**Work to do**. All of the lines below are to be printed again exactly; images are excluded from the output.

**Supplied information**.
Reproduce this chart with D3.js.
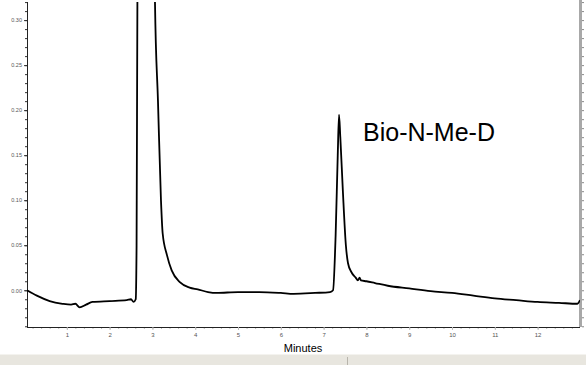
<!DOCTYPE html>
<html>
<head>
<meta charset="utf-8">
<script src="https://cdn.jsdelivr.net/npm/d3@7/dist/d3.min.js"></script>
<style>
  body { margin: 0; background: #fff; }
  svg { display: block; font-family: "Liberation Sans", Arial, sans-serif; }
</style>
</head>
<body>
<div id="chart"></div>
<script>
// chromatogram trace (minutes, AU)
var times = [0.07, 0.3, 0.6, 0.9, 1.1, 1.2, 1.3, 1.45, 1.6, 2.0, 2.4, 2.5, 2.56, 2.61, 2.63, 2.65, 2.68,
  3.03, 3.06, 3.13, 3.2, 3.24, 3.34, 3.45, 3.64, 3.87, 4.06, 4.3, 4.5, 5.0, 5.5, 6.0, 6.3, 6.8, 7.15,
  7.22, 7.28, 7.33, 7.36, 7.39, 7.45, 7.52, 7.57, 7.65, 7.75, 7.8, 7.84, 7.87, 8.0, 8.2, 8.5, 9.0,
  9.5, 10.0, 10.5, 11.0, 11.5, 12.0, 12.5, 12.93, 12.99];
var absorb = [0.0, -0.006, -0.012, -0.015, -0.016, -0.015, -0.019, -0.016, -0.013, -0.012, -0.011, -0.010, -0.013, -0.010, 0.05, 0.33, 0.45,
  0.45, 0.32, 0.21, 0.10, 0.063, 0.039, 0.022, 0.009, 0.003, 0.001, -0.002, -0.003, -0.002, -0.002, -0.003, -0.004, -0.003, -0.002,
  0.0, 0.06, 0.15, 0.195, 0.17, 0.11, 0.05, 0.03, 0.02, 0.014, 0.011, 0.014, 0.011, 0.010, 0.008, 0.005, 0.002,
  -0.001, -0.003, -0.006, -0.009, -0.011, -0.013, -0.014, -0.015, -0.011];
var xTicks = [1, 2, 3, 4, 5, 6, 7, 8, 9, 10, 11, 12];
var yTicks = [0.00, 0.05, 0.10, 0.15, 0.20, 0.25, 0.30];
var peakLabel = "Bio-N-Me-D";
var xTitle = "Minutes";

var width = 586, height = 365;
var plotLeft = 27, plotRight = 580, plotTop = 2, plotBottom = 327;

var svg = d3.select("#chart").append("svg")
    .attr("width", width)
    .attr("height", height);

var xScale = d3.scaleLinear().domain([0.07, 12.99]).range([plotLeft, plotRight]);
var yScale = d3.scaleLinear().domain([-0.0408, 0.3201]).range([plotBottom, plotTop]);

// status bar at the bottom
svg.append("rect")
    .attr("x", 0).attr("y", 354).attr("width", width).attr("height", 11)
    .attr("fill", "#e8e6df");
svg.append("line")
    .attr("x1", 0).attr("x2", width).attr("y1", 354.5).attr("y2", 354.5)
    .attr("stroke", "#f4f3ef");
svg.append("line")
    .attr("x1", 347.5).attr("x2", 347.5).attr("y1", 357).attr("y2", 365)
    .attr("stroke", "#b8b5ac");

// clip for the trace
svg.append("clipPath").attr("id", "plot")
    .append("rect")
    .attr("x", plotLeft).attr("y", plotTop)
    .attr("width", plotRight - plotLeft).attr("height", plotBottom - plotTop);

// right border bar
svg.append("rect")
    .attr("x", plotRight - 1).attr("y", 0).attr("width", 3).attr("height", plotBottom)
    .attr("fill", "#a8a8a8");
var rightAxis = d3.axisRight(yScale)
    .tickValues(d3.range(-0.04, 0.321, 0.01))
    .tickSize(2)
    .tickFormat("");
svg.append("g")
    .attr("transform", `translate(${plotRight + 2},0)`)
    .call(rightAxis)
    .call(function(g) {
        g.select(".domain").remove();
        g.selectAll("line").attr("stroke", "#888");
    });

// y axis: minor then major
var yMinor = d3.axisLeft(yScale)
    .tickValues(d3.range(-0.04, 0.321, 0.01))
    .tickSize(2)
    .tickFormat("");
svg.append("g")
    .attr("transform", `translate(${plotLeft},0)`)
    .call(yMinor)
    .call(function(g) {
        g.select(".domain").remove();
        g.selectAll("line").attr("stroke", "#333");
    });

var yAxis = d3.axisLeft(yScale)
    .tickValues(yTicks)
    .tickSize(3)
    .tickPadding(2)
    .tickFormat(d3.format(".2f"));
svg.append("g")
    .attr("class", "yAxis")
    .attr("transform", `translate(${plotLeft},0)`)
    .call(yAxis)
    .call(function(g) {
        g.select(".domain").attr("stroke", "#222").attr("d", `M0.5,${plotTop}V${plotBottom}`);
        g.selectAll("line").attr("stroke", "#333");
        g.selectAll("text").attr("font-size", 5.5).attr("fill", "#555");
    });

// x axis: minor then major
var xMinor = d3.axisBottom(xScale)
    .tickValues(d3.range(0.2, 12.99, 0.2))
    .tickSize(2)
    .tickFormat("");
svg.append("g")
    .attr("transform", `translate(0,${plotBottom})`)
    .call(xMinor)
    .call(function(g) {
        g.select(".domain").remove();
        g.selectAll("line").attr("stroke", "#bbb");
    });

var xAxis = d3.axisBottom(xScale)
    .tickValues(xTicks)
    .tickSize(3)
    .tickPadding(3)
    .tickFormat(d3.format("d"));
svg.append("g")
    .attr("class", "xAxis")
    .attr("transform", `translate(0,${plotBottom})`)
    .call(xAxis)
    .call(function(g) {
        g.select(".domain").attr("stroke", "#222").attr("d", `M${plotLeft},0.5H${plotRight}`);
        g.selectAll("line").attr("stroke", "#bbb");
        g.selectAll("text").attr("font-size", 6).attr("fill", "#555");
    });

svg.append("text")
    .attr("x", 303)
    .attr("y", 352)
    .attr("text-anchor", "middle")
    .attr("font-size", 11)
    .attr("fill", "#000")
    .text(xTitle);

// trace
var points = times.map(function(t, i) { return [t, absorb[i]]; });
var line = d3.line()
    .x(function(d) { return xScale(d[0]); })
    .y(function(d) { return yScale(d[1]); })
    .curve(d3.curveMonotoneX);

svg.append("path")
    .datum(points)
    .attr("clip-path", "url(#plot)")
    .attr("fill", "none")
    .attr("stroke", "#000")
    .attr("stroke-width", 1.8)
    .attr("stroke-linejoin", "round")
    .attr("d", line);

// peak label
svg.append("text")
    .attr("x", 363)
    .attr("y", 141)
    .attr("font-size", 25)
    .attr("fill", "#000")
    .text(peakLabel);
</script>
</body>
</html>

**Reply to the exercise**.
Reproduce this chart with D3.js.
<!DOCTYPE html>
<html>
<head>
<meta charset="utf-8">
<script src="https://cdn.jsdelivr.net/npm/d3@7/dist/d3.min.js"></script>
<style>
  body { margin: 0; background: #fff; }
  svg { display: block; font-family: "Liberation Sans", Arial, sans-serif; }
</style>
</head>
<body>
<div id="chart"></div>
<script>
// chromatogram trace (minutes, AU)
var times = [0.07, 0.3, 0.6, 0.9, 1.1, 1.2, 1.3, 1.45, 1.6, 2.0, 2.4, 2.5, 2.56, 2.61, 2.63, 2.65, 2.68,
  3.03, 3.06, 3.13, 3.2, 3.24, 3.34, 3.45, 3.64, 3.87, 4.06, 4.3, 4.5, 5.0, 5.5, 6.0, 6.3, 6.8, 7.15,
  7.22, 7.28, 7.33, 7.36, 7.39, 7.45, 7.52, 7.57, 7.65, 7.75, 7.8, 7.84, 7.87, 8.0, 8.2, 8.5, 9.0,
  9.5, 10.0, 10.5, 11.0, 11.5, 12.0, 12.5, 12.93, 12.99];
var absorb = [0.0, -0.006, -0.012, -0.015, -0.016, -0.015, -0.019, -0.016, -0.013, -0.012, -0.011, -0.010, -0.013, -0.010, 0.05, 0.33, 0.45,
  0.45, 0.32, 0.21, 0.10, 0.063, 0.039, 0.022, 0.009, 0.003, 0.001, -0.002, -0.003, -0.002, -0.002, -0.003, -0.004, -0.003, -0.002,
  0.0, 0.06, 0.15, 0.195, 0.17, 0.11, 0.05, 0.03, 0.02, 0.014, 0.011, 0.014, 0.011, 0.010, 0.008, 0.005, 0.002,
  -0.001, -0.003, -0.006, -0.009, -0.011, -0.013, -0.014, -0.015, -0.011];
var xTicks = [1, 2, 3, 4, 5, 6, 7, 8, 9, 10, 11, 12];
var yTicks = [0.00, 0.05, 0.10, 0.15, 0.20, 0.25, 0.30];
var peakLabel = "Bio-N-Me-D";
var xTitle = "Minutes";

var width = 586, height = 365;
var plotLeft = 27, plotRight = 580, plotTop = 2, plotBottom = 327;

var svg = d3.select("#chart").append("svg")
    .attr("width", width)
    .attr("height", height);

var xScale = d3.scaleLinear().domain([0.07, 12.99]).range([plotLeft, plotRight]);
var yScale = d3.scaleLinear().domain([-0.0408, 0.3201]).range([plotBottom, plotTop]);

// status bar at the bottom
svg.append("rect")
    .attr("x", 0).attr("y", 354).attr("width", width).attr("height", 11)
    .attr("fill", "#e8e6df");
svg.append("line")
    .attr("x1", 0).attr("x2", width).attr("y1", 354.5).attr("y2", 354.5)
    .attr("stroke", "#f4f3ef");
svg.append("line")
    .attr("x1", 347.5).attr("x2", 347.5).attr("y1", 357).attr("y2", 365)
    .attr("stroke", "#b8b5ac");

// clip for the trace
svg.append("clipPath").attr("id", "plot")
    .append("rect")
    .attr("x", plotLeft).attr("y", plotTop)
    .attr("width", plotRight - plotLeft).attr("height", plotBottom - plotTop);

// right border bar
svg.append("rect")
    .attr("x", plotRight - 1).attr("y", 0).attr("width", 3).attr("height", plotBottom)
    .attr("fill", "#a8a8a8");
var rightAxis = d3.axisRight(yScale)
    .tickValues(d3.range(-0.04, 0.321, 0.01))
    .tickSize(2)
    .tickFormat("");
svg.append("g")
    .attr("transform", `translate(${plotRight + 2},0)`)
    .call(rightAxis)
    .call(function(g) {
        g.select(".domain").remove();
        g.selectAll("line").attr("stroke", "#888");
    });

// y axis: minor then major
var yMinor = d3.axisLeft(yScale)
    .tickValues(d3.range(-0.04, 0.321, 0.01))
    .tickSize(2)
    .tickFormat("");
svg.append("g")
    .attr("transform", `translate(${plotLeft},0)`)
    .call(yMinor)
    .call(function(g) {
        g.select(".domain").remove();
        g.selectAll("line").attr("stroke", "#333");
    });

var yAxis = d3.axisLeft(yScale)
    .tickValues(yTicks)
    .tickSize(3)
    .tickPadding(2)
    .tickFormat(d3.format(".2f"));
svg.append("g")
    .attr("class", "yAxis")
    .attr("transform", `translate(${plotLeft},0)`)
    .call(yAxis)
    .call(function(g) {
        g.select(".domain").attr("stroke", "#222").attr("d", `M0.5,${plotTop}V${plotBottom}`);
        g.selectAll("line").attr("stroke", "#333");
        g.selectAll("text").attr("font-size", 5.5).attr("fill", "#555");
    });

// x axis: minor then major
var xMinor = d3.axisBottom(xScale)
    .tickValues(d3.range(0.2, 12.99, 0.2))
    .tickSize(2)
    .tickFormat("");
svg.append("g")
    .attr("transform", `translate(0,${plotBottom})`)
    .call(xMinor)
    .call(function(g) {
        g.select(".domain").remove();
        g.selectAll("line").attr("stroke", "#bbb");
    });

var xAxis = d3.axisBottom(xScale)
    .tickValues(xTicks)
    .tickSize(3)
    .tickPadding(3)
    .tickFormat(d3.format("d"));
svg.append("g")
    .attr("class", "xAxis")
    .attr("transform", `translate(0,${plotBottom})`)
    .call(xAxis)
    .call(function(g) {
        g.select(".domain").attr("stroke", "#222").attr("d", `M${plotLeft},0.5H${plotRight}`);
        g.selectAll("line").attr("stroke", "#bbb");
        g.selectAll("text").attr("font-size", 6).attr("fill", "#555");
    });

svg.append("text")
    .attr("x", 303)
    .attr("y", 352)
    .attr("text-anchor", "middle")
    .attr("font-size", 11)
    .attr("fill", "#000")
    .text(xTitle);

// trace
var points = times.map(function(t, i) { return [t, absorb[i]]; });
var line = d3.line()
    .x(function(d) { return xScale(d[0]); })
    .y(function(d) { return yScale(d[1]); })
    .curve(d3.curveMonotoneX);

svg.append("path")
    .datum(points)
    .attr("clip-path", "url(#plot)")
    .attr("fill", "none")
    .attr("stroke", "#000")
    .attr("stroke-width", 1.8)
    .attr("stroke-linejoin", "round")
    .attr("d", line);

// peak label
svg.append("text")
    .attr("x", 363)
    .attr("y", 141)
    .attr("font-size", 25)
    .attr("fill", "#000")
    .text(peakLabel);
</script>
</body>
</html>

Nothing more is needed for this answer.